§ WHAT IS ASKED: Work through the listing below and count the lines that hold "this". Answer with the number alone.

§ MATERIAL TO PROCESS:
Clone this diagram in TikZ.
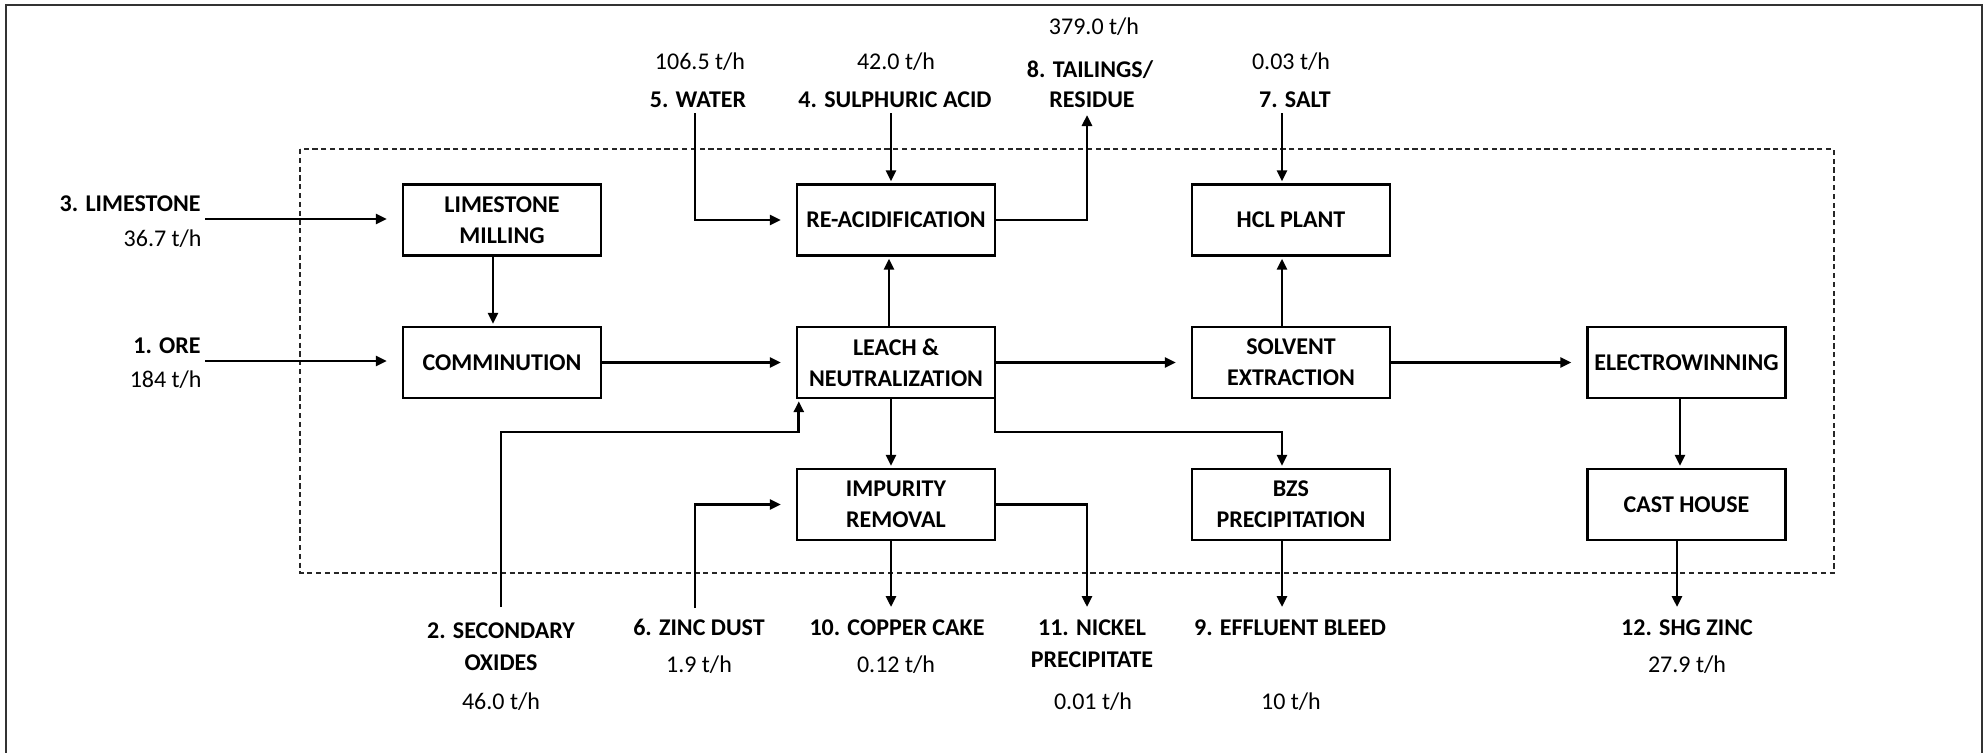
\documentclass[tikz,border=0pt]{standalone}
\usepackage{fontspec}
\setmainfont{Carlito}
\usetikzlibrary{arrows.meta}

\begin{document}
\begin{tikzpicture}[x=0.5pt,y=-0.5pt,
  unit/.style={draw, line width=1.2pt, minimum width=99pt, minimum height=35.5pt,
    inner sep=1pt, align=center, font=\fontsize{12}{15.5}\selectfont\bfseries},
  lab/.style={inner sep=0pt, anchor=base, font=\fontsize{12}{15.5}\selectfont\bfseries},
  rate/.style={inner sep=0pt, anchor=base, font=\fontsize{12}{15.5}\selectfont},
  flow/.style={line width=1.35pt, -{Triangle[length=5.5pt,width=5pt]}},
  flowh/.style={flow, shorten >=7.5pt},
  flowv/.style={flow, shorten >=1pt},
]
\useasboundingbox (0,0) rectangle (1986,752);

% outer frame and plant boundary
\draw[line width=0.9pt, black!80] (6,5) rectangle (1982,780);
\draw[line width=0.6pt, black!85, dash pattern=on 2.6pt off 1.8pt] (300,149) rectangle (1834,573);

% process units
\node[unit] (lm)    at (502,220)    {LIMESTONE\\MILLING};
\node[unit] (comm)  at (502,362.5)  {COMMINUTION};
\node[unit] (reac)  at (896,220)    {RE-ACIDIFICATION};
\node[unit] (leach) at (896,362.5)  {LEACH \&\\NEUTRALIZATION};
\node[unit] (imp)   at (896,504.5)  {IMPURITY\\REMOVAL};
\node[unit] (hcl)   at (1291,220)   {HCL PLANT};
\node[unit] (sx)    at (1291,362.5) {SOLVENT\\EXTRACTION};
\node[unit] (bzs)   at (1291,504.5) {BZS\\PRECIPITATION};
\node[unit] (ew)    at (1686.5,362.5) {ELECTROWINNING};
\node[unit] (cast)  at (1686.5,504.5) {CAST HOUSE};

% stream labels: left
\node[lab, anchor=base east]  (limlab)  at (201,211.5) {3. LIMESTONE};
\node[rate, anchor=base east] (limrate) at (202,246.5) {36.7 t/h};
\node[lab, anchor=base east]  (orelab)  at (201,353.5) {1. ORE};
\node[rate, anchor=base east] (orerate) at (202,387.5) {184 t/h};

% stream labels: top
\node[rate] (watrate)  at (700,69.5)   {106.5 t/h};
\node[lab]  (watlab)   at (698,107.5)  {5. WATER};
\node[rate] (sulrate)  at (896,69.5)   {42.0 t/h};
\node[lab]  (sullab)   at (895,107.5)  {4. SULPHURIC ACID};
\node[rate] (tailrate) at (1094,34.5)  {379.0 t/h};
\node[lab]  (taillab)  at (1090,77.5)  {8. TAILINGS/};
\node[lab]  (taillabb) at (1092,107.5) {RESIDUE};
\node[rate] (saltrate) at (1291,69.5)  {0.03 t/h};
\node[lab]  (saltlab)  at (1295,107.5) {7. SALT};

% stream labels: bottom
\node[lab]  (seclab)   at (501,638.5) {2. SECONDARY};
\node[lab]  (seclabb)  at (501,670)   {OXIDES};
\node[rate] (secrate)  at (501,709.5) {46.0 t/h};
\node[lab]  (zinclab)  at (699,635.5) {6. ZINC DUST};
\node[rate] (zincrate) at (699,672.5) {1.9 t/h};
\node[lab]  (culab)    at (897,635.5) {10. COPPER CAKE};
\node[rate] (curate)   at (896,672.5) {0.12 t/h};
\node[lab]  (nilab)    at (1092,635.5) {11. NICKEL};
\node[lab]  (nilabb)   at (1092,667.5) {PRECIPITATE};
\node[rate] (nirate)   at (1093,709.5) {0.01 t/h};
\node[lab]  (efflab)   at (1290,635.5) {9. EFFLUENT BLEED};
\node[rate] (effrate)  at (1291,709.5) {10 t/h};
\node[lab]  (shglab)   at (1687,635.5) {12. SHG ZINC};
\node[rate] (shgrate)  at (1687,672.5) {27.9 t/h};

% free stream ends
\coordinate (limin)   at (205,219);
\coordinate (orein)   at (205,361);
\coordinate (watin)   at (695,113);
\coordinate (sulin)   at (891,113);
\coordinate (tailout) at (1087,113);
\coordinate (saltin)  at (1282,113);
\coordinate (secin)   at (501,607);
\coordinate (secbend) at (501,432);
\coordinate (zincin)  at (695,608);
\coordinate (cuout)   at (891,609);
\coordinate (niout)   at (1087,609);
\coordinate (bzsrow)  at (994,432);
\coordinate (effout)  at (1282,609);
\coordinate (shgout)  at (1677,609);

% feeds
\draw[flowh] (limin) -- (limin -| lm.west);
\draw[flowh] (orein) -- (orein -| comm.west);
\draw[flowh] (watin) |- (reac.west);
\draw[flowv] (sulin) -- (sulin |- reac.north);
\draw[flowv] (saltin) -- (saltin |- hcl.north);
\draw[flowv] (secin) -- (secbend) -| ([xshift=1.5pt]leach.south west);
\draw[flowh] (zincin) |- (imp.west);

% internal flows
\draw[flowv] ([xshift=-4.5pt]lm.south) -- ([xshift=-4.5pt]comm.north);
\draw[flowh] (comm.east) -- (leach.west);
\draw[flowv] ([xshift=-3.5pt]leach.north) -- ([xshift=-3.5pt]reac.south);
\draw[flowh] (leach.east) -- (sx.west);
\draw[flowv] ([xshift=-4.5pt]sx.north) -- ([xshift=-4.5pt]hcl.south);
\draw[flowh] (sx.east) -- (ew.west);
\draw[flowv] ([xshift=-3.25pt]ew.south) -- ([xshift=-3.25pt]cast.north);
\draw[flowv] ([xshift=-2.5pt]leach.south) -- ([xshift=-2.5pt]imp.north);
\draw[flowv] ([xshift=-0.6pt]leach.south east) |- (bzsrow) -| ([xshift=-4.5pt]bzs.north);

% products
\draw[flowv] (reac.east) -| (tailout);
\draw[flowv] (cuout |- imp.south) -- (cuout);
\draw[flowv] (imp.east) -| (niout);
\draw[flowv] (effout |- bzs.south) -- (effout);
\draw[flowv] (shgout |- cast.south) -- (shgout);
\end{tikzpicture}
\end{document}
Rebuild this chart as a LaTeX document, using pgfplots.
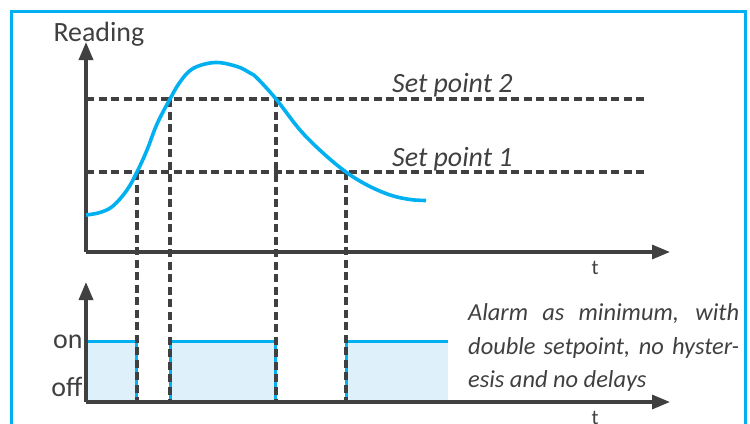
\documentclass[border=0pt]{standalone}
\usepackage{fontspec}
\setmainfont{Carlito}
\usepackage{pgfplots}
\pgfplotsset{compat=1.18}
\usetikzlibrary{arrows.meta}
\definecolor{sky}{HTML}{00B0F0}
\definecolor{skyfill}{HTML}{DEF1FB}
\definecolor{ink}{HTML}{404040}

\pgfplotsset{
  sig/.style={
    scale only axis, width=584bp, xmin=0, xmax=584, ymin=0,
    axis lines=left,
    axis line style={ink, line width=3.3bp, -{Triangle[length=18bp,width=14bp]}},
    xtick=\empty,
    tick style={draw=none}, major tick length=0pt,
    clip=false,
    xlabel={t},
    every axis x label/.style={at={(rel axis cs:0.8716,0)}, anchor=north,
      inner sep=0pt, yshift=-9bp, font=\fontsize{21}{24}\selectfont, text=ink},
    tick label style={font=\fontsize{28}{34}\selectfont, text=ink},
  },
  guide/.style={draw=ink, line width=3.4bp, dash pattern=on 8bp off 4.5bp},
  sig line/.style={draw=sky, line width=3bp},
}

\begin{document}
\begin{tikzpicture}[x=1bp, y=1bp]
\useasboundingbox (0,0) rectangle (750,423);
\clip (0,0) rectangle (750,423);

% alarm output (drawn first so the dashed guides of the top axis lie over it)
\begin{axis}[sig, at={(86,21)}, anchor=south west,
  height=120bp, ymax=120, axis on top,
  ytick={15,60}, yticklabels={off,on}]
\addplot[fill=skyfill, draw=none] coordinates {(0,0)(0,61)(50,61)(50,0)};
\addplot[sig line] coordinates {(0,0)(0,61)(50,61)(50,0)};
\addplot[fill=skyfill, draw=none] coordinates {(84.5,0)(84.5,61)(189.5,61)(189.5,0)};
\addplot[sig line] coordinates {(84.5,0)(84.5,61)(189.5,61)(189.5,0)};
\addplot[fill=skyfill, draw=none] coordinates {(260.5,0)(260.5,61)(362,61)(362,0)};
\addplot[sig line] coordinates {(260.5,0)(260.5,61)(362,61)};
\node[anchor=north west, inner sep=0pt, text width=271bp, align=justify,
  font=\itshape\fontsize{24.5}{34}\selectfont, text=ink]
  at (axis cs:382,99) {Alarm as minimum, with\linebreak double setpoint, no hyster-\linebreak esis and no delays};
\end{axis}

% reading
\begin{axis}[sig, at={(86,171)}, anchor=south west,
  height=210bp, ymax=210, ytick=\empty,
  ylabel={Reading},
  every axis y label/.style={at={(rel axis cs:0,1)}, anchor=base west,
    xshift=-36bp, yshift=1bp, font=\fontsize{28}{34}\selectfont, text=ink}]
\addplot[guide] coordinates {(0,153)(561,153)};
\addplot[guide] coordinates {(0,80)(561,80)};
\addplot[guide] coordinates {(51,80)(51,-150)};
\addplot[guide] coordinates {(84,153)(84,-150)};
\addplot[guide] coordinates {(190,153)(190,-150)};
\addplot[guide] coordinates {(260,80)(260,-150)};
\addplot[draw=sky, line width=3.6bp, smooth, tension=0.6] coordinates {
  (0,37)(14,39.5)(27,46)(41,62)(51,80)(61,102)(71,128)(84,153)(94,170)
  (107,183.5)(129,189.5)(151,185.5)(164,179)(171,174)(190,153)(214,122)
  (237,99)(260,80)(281,67)(304,57)(324,52.5)(340,51.5)};
\node[anchor=base west, inner sep=0pt, font=\itshape\fontsize{28}{34}\selectfont, text=ink]
  at (axis cs:306,159.5) {Set point 2};
\node[anchor=base west, inner sep=0pt, font=\itshape\fontsize{28}{34}\selectfont, text=ink]
  at (axis cs:306,85.5) {Set point 1};
\end{axis}

% frame
\draw[sky, line width=3.5bp] (11.7,-20) -- (11.7,411.3) -- (745.5,411.3) -- (745.5,-20);
\end{tikzpicture}
\end{document}
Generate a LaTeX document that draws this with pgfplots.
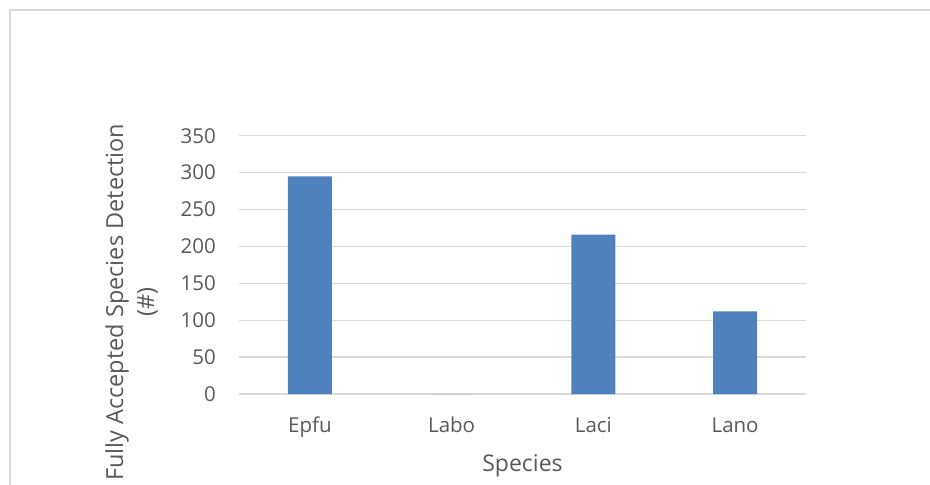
\documentclass[border=0pt]{standalone}
\usepackage{pgfplots}
\pgfplotsset{compat=1.18}
\usepackage{fontspec}
\setmainfont{Open Sans}
\definecolor{barblue}{HTML}{4F81BD}
\definecolor{gridgray}{HTML}{D9D9D9}
\definecolor{framegray}{HTML}{D9D9D9}
\definecolor{textgray}{HTML}{595959}
\begin{document}
\begin{tikzpicture}[x=1pt,y=1pt]
\path[use as bounding box] (0,0) rectangle (930,485);
% chart area frame (top and left edges)
\draw[framegray, line width=1.3pt] (10,0) -- (10,475) -- (931,475);
\begin{axis}[
  at={(239pt,91pt)}, anchor=south west,
  scale only axis, width=567pt, height=258.3pt,
  xmin=-0.5, xmax=3.5, ymin=0, ymax=350,
  ytick={0,50,...,350},
  xtick={0,1,2,3}, xticklabels={Epfu,Labo,Laci,Lano},
  axis line style={draw=none},
  major tick length=0pt,
  ymajorgrids, grid style={gridgray, line width=1.3pt},
  /pgf/number format/assume math mode=true,
  yticklabel style={font=\fontsize{20.5}{24}\selectfont, text=textgray,
    anchor=east, inner sep=0pt, xshift=-23pt},
  xticklabel style={font=\fontsize{20.5}{24}\selectfont, text=textgray,
    anchor=base, inner sep=0pt, yshift=-38pt},
  xlabel={Species},
  xlabel style={at={(axis description cs:0.5,0)}, anchor=base,
    inner sep=0pt, yshift=-77.7pt,
    font=\fontsize{23}{28}\selectfont, text=textgray},
  ylabel={Fully Accepted Species Detection\\(\#)},
  ylabel style={at={(axis description cs:-0.2363,0.355)}, anchor=north,
    inner sep=0pt, align=center,
    font=\fontsize{23.5}{31}\selectfont, text=textgray},
  ybar, bar width=44pt,
]
\addplot[fill=barblue, draw=none] coordinates {(0,295) (1,0) (2,216) (3,112)};
\end{axis}
\end{tikzpicture}
\end{document}
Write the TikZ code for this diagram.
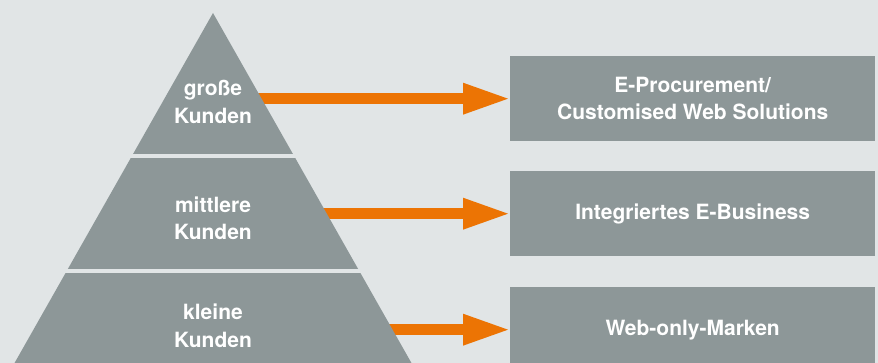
\documentclass[tikz,border=0pt]{standalone}
\usepackage{fontspec}
\setmainfont{TeX Gyre Heros}
\usetikzlibrary{arrows.meta}
\definecolor{bgc}{RGB}{225,229,230}
\definecolor{slate}{RGB}{141,151,152}
\definecolor{amber}{RGB}{236,116,4}
\pgfdeclarelayer{bglayer}
\pgfdeclarelayer{arrowlayer}
\pgfsetlayers{bglayer,arrowlayer,main}
\begin{document}
\begin{tikzpicture}[x=1pt,y=-1pt,
  tiertext/.style={text=white,font=\bfseries\fontsize{21}{27.5}\selectfont,align=center,inner sep=0pt},
  offer/.style={fill=slate,text=white,font=\bfseries\fontsize{21}{27}\selectfont,align=center,
    minimum width=365pt,minimum height=85pt,inner sep=0pt,anchor=north west},
  flow/.style={draw=amber,line width=11pt,shorten >=2pt,
    -{Triangle[length=45pt,width=32pt,line width=0pt]}}]
\useasboundingbox (0,0) rectangle (878,363);
\begin{pgfonlayer}{bglayer}
  \fill[bgc] (0,0) rectangle (878,363);
\end{pgfonlayer}
\clip (0,0) rectangle (878,363);

% pyramid, split into three tiers by two thin gaps
\fill[slate] (213,13) -- (421.1,380) -- (4.9,380) -- cycle;
\draw[bgc,line width=4pt] (0,156) -- (440,156);
\draw[bgc,line width=4pt] (0,271) -- (440,271);

% tier labels
\node[tiertext] (t1) at (213,102) {große\\Kunden};
\node[tiertext] (t2) at (213,218.5) {mittlere\\Kunden};
\node[tiertext] (t3) at (213,326) {kleine\\Kunden};

% offer boxes
\node[offer] (b1) at (510,56) {E-Procurement/\\Customised Web Solutions};
\node[offer] (b2) at (510,171) {Integriertes E-Business};
\node[offer] (b3) at (510,287) {Web-only-Marken};

% arrows from each tier to its offer (start hidden behind the pyramid)
\begin{pgfonlayer}{arrowlayer}
  \draw[flow] (t1.center |- b1.west) -- (b1.west);
  \draw[flow] (t2.center |- b2.west) -- (b2.west);
  \draw[flow] (t3.center |- b3.west) -- (b3.west);
\end{pgfonlayer}
\end{tikzpicture}
\end{document}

§ SOLUTION TO THE EXERCISE: 4